**WHAT TO PRODUCE**
Starting at the first line of the data, please print exactly those lines through the one that holds "const xTicks = [1993, 1998, 2003, 2008];", omitting every picture.

╭─ COLLECTED DATA

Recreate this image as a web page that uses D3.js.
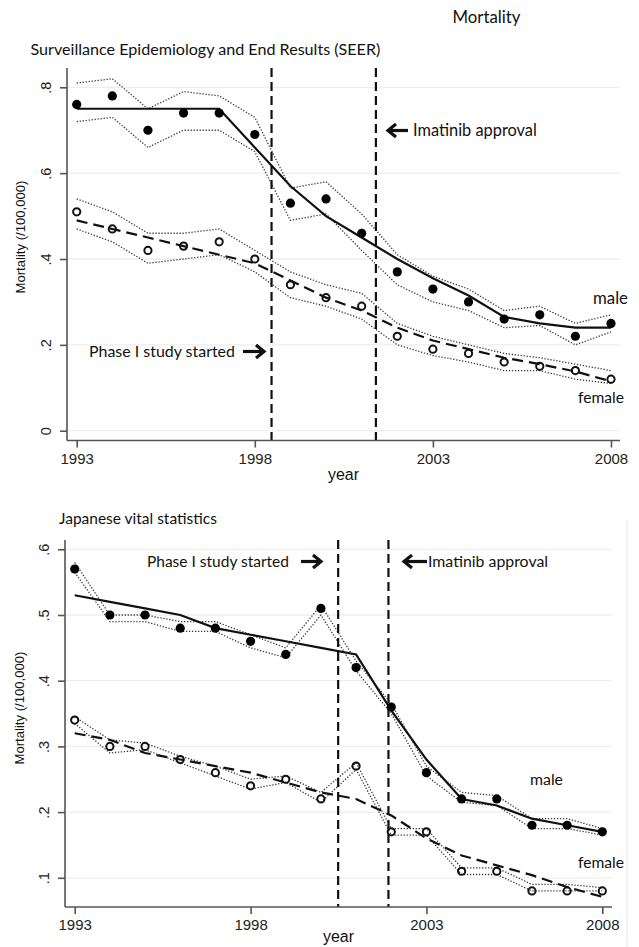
<!DOCTYPE html>
<html>
<head>
<meta charset="utf-8">
<script src="https://cdn.jsdelivr.net/npm/d3@7"></script>
<style>
  html, body { margin: 0; padding: 0; background: #fff; }
  svg { display: block; }
</style>
</head>
<body>
<svg id="chart" width="639" height="947"></svg>
<script>
// ---------------- data ----------------
const years = [1993,1994,1995,1996,1997,1998,1999,2000,2001,2002,2003,2004,2005,2006,2007,2008];
const xTicks = [1993, 1998, 2003, 2008];

// SEER
const seerMale    = [0.76,0.78,0.70,0.74,0.74,0.69,0.53,0.54,0.46,0.37,0.33,0.30,0.26,0.27,0.22,0.25];
const seerMaleFit = [0.75,0.75,0.75,0.75,0.75,0.66,0.57,0.50,0.45,0.40,0.355,0.315,0.265,0.25,0.24,0.24];
const seerMaleHi  = [0.81,0.82,0.75,0.79,0.78,0.73,0.565,0.58,0.505,0.41,0.36,0.33,0.28,0.29,0.25,0.27];
const seerMaleLo  = [0.72,0.73,0.66,0.70,0.70,0.65,0.49,0.505,0.42,0.34,0.30,0.28,0.24,0.245,0.20,0.23];
const seerFemale    = [0.51,0.47,0.42,0.43,0.44,0.40,0.34,0.31,0.29,0.22,0.19,0.18,0.16,0.15,0.14,0.12];
const seerFemaleFit = [0.49,0.47,0.45,0.43,0.41,0.39,0.35,0.31,0.28,0.24,0.21,0.19,0.17,0.155,0.138,0.115];
const seerFemaleHi  = [0.54,0.51,0.46,0.46,0.47,0.42,0.37,0.34,0.32,0.25,0.22,0.20,0.18,0.17,0.155,0.14];
const seerFemaleLo  = [0.47,0.44,0.39,0.40,0.41,0.37,0.31,0.29,0.26,0.20,0.175,0.16,0.14,0.14,0.12,0.11];
const seerEvents = [1998.47, 2001.40];
const seerYTicks = [0, 0.2, 0.4, 0.6, 0.8];
const seerYLabels = ["0", ".2", ".4", ".6", ".8"];

// Japan
const jpMale    = [0.57,0.50,0.50,0.48,0.48,0.46,0.44,0.51,0.42,0.36,0.26,0.22,0.22,0.18,0.18,0.17];
const jpMaleFit = [0.53,0.52,0.51,0.50,0.48,0.47,0.46,0.45,0.44,0.355,0.28,0.22,0.21,0.19,0.18,0.17];
const jpMaleHi  = [0.58,0.50,0.50,0.49,0.49,0.47,0.45,0.515,0.43,0.365,0.27,0.23,0.225,0.19,0.19,0.175];
const jpMaleLo  = [0.565,0.49,0.49,0.475,0.475,0.45,0.435,0.50,0.415,0.35,0.255,0.215,0.21,0.175,0.175,0.165];
const jpFemale    = [0.34,0.30,0.30,0.28,0.26,0.24,0.25,0.22,0.27,0.17,0.17,0.11,0.11,0.08,0.08,0.08];
const jpFemaleFit = [0.32,0.31,0.29,0.28,0.27,0.26,0.245,0.23,0.22,0.195,0.16,0.134,0.119,0.104,0.086,0.071];
const jpFemaleHi  = [0.345,0.31,0.305,0.285,0.27,0.25,0.255,0.23,0.275,0.175,0.175,0.115,0.115,0.09,0.09,0.085];
const jpFemaleLo  = [0.335,0.29,0.295,0.275,0.255,0.235,0.245,0.215,0.265,0.165,0.165,0.105,0.105,0.08,0.08,0.08];
const jpEvents = [2000.49, 2001.92];
const jpYTicks = [0.1, 0.2, 0.3, 0.4, 0.5, 0.6];
const jpYLabels = [".1", ".2", ".3", ".4", ".5", ".6"];

// ---------------- drawing ----------------
const svg = d3.select("#chart");
const SANS = "Lato, 'Open Sans', sans-serif";
const ARIAL = "'Liberation Sans', Arial, sans-serif";

function fitText(sel, target) {
  const w = sel.node().getComputedTextLength();
  const fs = parseFloat(sel.attr("font-size"));
  if (w > 0) sel.attr("font-size", (fs * target / w).toFixed(2));
  return sel;
}

function label(x, y, txt, target, opts = {}) {
  const t = svg.append("text")
    .attr("x", x).attr("y", y)
    .attr("font-family", opts.font || SANS)
    .attr("font-size", opts.size || 16)
    .attr("fill", "#111")
    .attr("text-anchor", opts.anchor || "start")
    .text(txt);
  if (opts.transform) t.attr("transform", opts.transform);
  if (target) fitText(t, target);
  return t;
}

function arrow(x1, x2, y, dir) {
  // dir = 1 pointing right, -1 pointing left
  const tip = dir > 0 ? x2 : x1;
  const tail = dir > 0 ? x1 : x2;
  svg.append("line")
    .attr("x1", tail).attr("x2", tip - dir * 2).attr("y1", y).attr("y2", y)
    .attr("stroke", "#111").attr("stroke-width", 3.2);
  svg.append("path")
    .attr("d", `M${tip - dir * 8},${y - 6.5} L${tip},${y} L${tip - dir * 8},${y + 6.5}`)
    .attr("fill", "none").attr("stroke", "#111").attr("stroke-width", 3.2)
    .attr("stroke-linejoin", "miter");
}

function panel(cfg) {
  const x = d3.scaleLinear().domain([1993, 2008]).range(cfg.xRange);
  const y = d3.scaleLinear().domain(cfg.yDom).range(cfg.yRange);
  const g = svg.append("g");

  // gridlines
  g.append("g").selectAll("line").data(cfg.yTicks).join("line")
    .attr("x1", cfg.left).attr("x2", cfg.right)
    .attr("y1", d => y(d)).attr("y2", d => y(d))
    .attr("stroke", "#eeeeee").attr("stroke-width", 1.3);

  const line = d3.line().x(d => x(d[0])).y(d => y(d[1]));
  const pairs = arr => years.map((yr, i) => [yr, arr[i]]);

  // CI dotted
  [cfg.maleHi, cfg.maleLo, cfg.femaleHi, cfg.femaleLo].forEach(arr => {
    g.append("path").attr("d", line(pairs(arr)))
      .attr("fill", "none").attr("stroke", "#3a3a3a")
      .attr("stroke-width", 1.3).attr("stroke-dasharray", "1.3,1.7");
  });

  // fits
  g.append("path").attr("d", line(pairs(cfg.maleFit)))
    .attr("fill", "none").attr("stroke", "#111").attr("stroke-width", 2.2);
  g.append("path").attr("d", line(pairs(cfg.femaleFit)))
    .attr("fill", "none").attr("stroke", "#111").attr("stroke-width", 2.2)
    .attr("stroke-dasharray", "11,6");

  // markers
  g.append("g").selectAll("circle").data(pairs(cfg.male)).join("circle")
    .attr("cx", d => x(d[0])).attr("cy", d => y(d[1])).attr("r", 4.6)
    .attr("fill", "#000");
  g.append("g").selectAll("circle").data(pairs(cfg.female)).join("circle")
    .attr("cx", d => x(d[0])).attr("cy", d => y(d[1])).attr("r", 3.6)
    .attr("fill", "none").attr("stroke", "#111").attr("stroke-width", 2);

  // event lines
  g.append("g").selectAll("line").data(cfg.events).join("line")
    .attr("x1", d => x(d)).attr("x2", d => x(d))
    .attr("y1", cfg.top).attr("y2", cfg.bottom)
    .attr("stroke", "#111").attr("stroke-width", 2.2)
    .attr("stroke-dasharray", "9,5");

  // axes
  const ax = g.append("g");
  ax.append("line").attr("x1", cfg.left).attr("x2", cfg.left)
    .attr("y1", cfg.top).attr("y2", cfg.bottom)
    .attr("stroke", "#555").attr("stroke-width", 1.6);
  ax.append("line").attr("x1", cfg.left).attr("x2", cfg.right)
    .attr("y1", cfg.bottom).attr("y2", cfg.bottom)
    .attr("stroke", "#555").attr("stroke-width", 1.6);

  const yAxis = d3.axisLeft(y).tickValues(cfg.yTicks)
    .tickFormat((d, i) => cfg.yLabels[i]).tickSize(7).tickSizeOuter(0);
  const ya = g.append("g").attr("transform", `translate(${cfg.left},0)`).call(yAxis);
  ya.select(".domain").remove();
  ya.selectAll(".tick line").attr("stroke", "#555").attr("stroke-width", 1.6);
  ya.selectAll(".tick text")
    .attr("x", null).attr("dy", null)
    .attr("transform", "translate(-16.5,0) rotate(-90)")
    .attr("text-anchor", "middle")
    .attr("font-family", ARIAL).attr("font-size", 14.5).attr("fill", "#222");

  const xAxis = d3.axisBottom(x).tickValues(xTicks)
    .tickFormat(d3.format("d")).tickSize(7).tickSizeOuter(0);
  const xa = g.append("g").attr("transform", `translate(0,${cfg.bottom})`).call(xAxis);
  xa.select(".domain").remove();
  xa.selectAll(".tick line").attr("stroke", "#555").attr("stroke-width", 1.6);
  xa.selectAll(".tick text")
    .attr("y", cfg.xLabelDy).attr("dy", null)
    .attr("font-family", ARIAL).attr("font-size", 15).attr("fill", "#222");

  // axis titles
  label((cfg.left + cfg.right) / 2, cfg.yearBaseline, "year", 31, {font: ARIAL, size: 14, anchor: "middle"});
  label(0, 0, "Mortality (/100,000)", 113,
        {font: ARIAL, size: 11, anchor: "middle",
         transform: `translate(${cfg.yTitleX},${cfg.yTitleY}) rotate(-90)`});
  return {x, y};
}

// top panel
panel({
  left: 67, right: 620, top: 68, bottom: 440.5,
  xRange: [76.7, 611], yDom: [0, 0.8], yRange: [430.7, 87.3],
  yTicks: seerYTicks, yLabels: seerYLabels,
  male: seerMale, maleFit: seerMaleFit, maleHi: seerMaleHi, maleLo: seerMaleLo,
  female: seerFemale, femaleFit: seerFemaleFit, femaleHi: seerFemaleHi, femaleLo: seerFemaleLo,
  events: seerEvents, xLabelDy: 23, yearBaseline: 480, yTitleX: 25, yTitleY: 237
});

// bottom panel
panel({
  left: 65, right: 612, top: 540, bottom: 907,
  xRange: [74.7, 602.3], yDom: [0.1, 0.6], yRange: [877.8, 549.3],
  yTicks: jpYTicks, yLabels: jpYLabels,
  male: jpMale, maleFit: jpMaleFit, maleHi: jpMaleHi, maleLo: jpMaleLo,
  female: jpFemale, femaleFit: jpFemaleFit, femaleHi: jpFemaleHi, femaleLo: jpFemaleLo,
  events: jpEvents, xLabelDy: 23, yearBaseline: 942, yTitleX: 24, yTitleY: 708
});

// faint right border on lower panel
svg.append("line").attr("x1", 627).attr("x2", 627).attr("y1", 520).attr("y2", 947)
  .attr("stroke", "#ececec").attr("stroke-width", 1.5);

// titles
label(452.5, 23, "Mortality", 68, {size: 18});
label(30.5, 55, "Surveillance Epidemiology and End Results (SEER)", 350, {size: 16});
label(59, 523.5, "Japanese vital statistics", 158, {size: 16});

// annotations top
arrow(388, 408, 130.5, -1);
label(413, 136, "Imatinib approval", 124, {size: 16});
label(89, 357, "Phase I study started", 146, {size: 16});
arrow(243, 264, 351.5, 1);
label(593, 304, "male", 35, {size: 16});
label(578, 403, "female", 46, {size: 16});

// annotations bottom
label(147, 567, "Phase I study started", 142, {size: 16});
arrow(301, 321, 561.5, 1);
arrow(404, 427, 561.5, -1);
label(428, 567, "Imatinib approval", 120, {size: 16});
label(530, 785, "male", 33, {size: 16});
label(578, 867.5, "female", 46, {size: 16});
</script>
</body>
</html>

╰─

**FINISHED ANSWER**
Recreate this image as a web page that uses D3.js.
<!DOCTYPE html>
<html>
<head>
<meta charset="utf-8">
<script src="https://cdn.jsdelivr.net/npm/d3@7"></script>
<style>
  html, body { margin: 0; padding: 0; background: #fff; }
  svg { display: block; }
</style>
</head>
<body>
<svg id="chart" width="639" height="947"></svg>
<script>
// ---------------- data ----------------
const years = [1993,1994,1995,1996,1997,1998,1999,2000,2001,2002,2003,2004,2005,2006,2007,2008];
const xTicks = [1993, 1998, 2003, 2008];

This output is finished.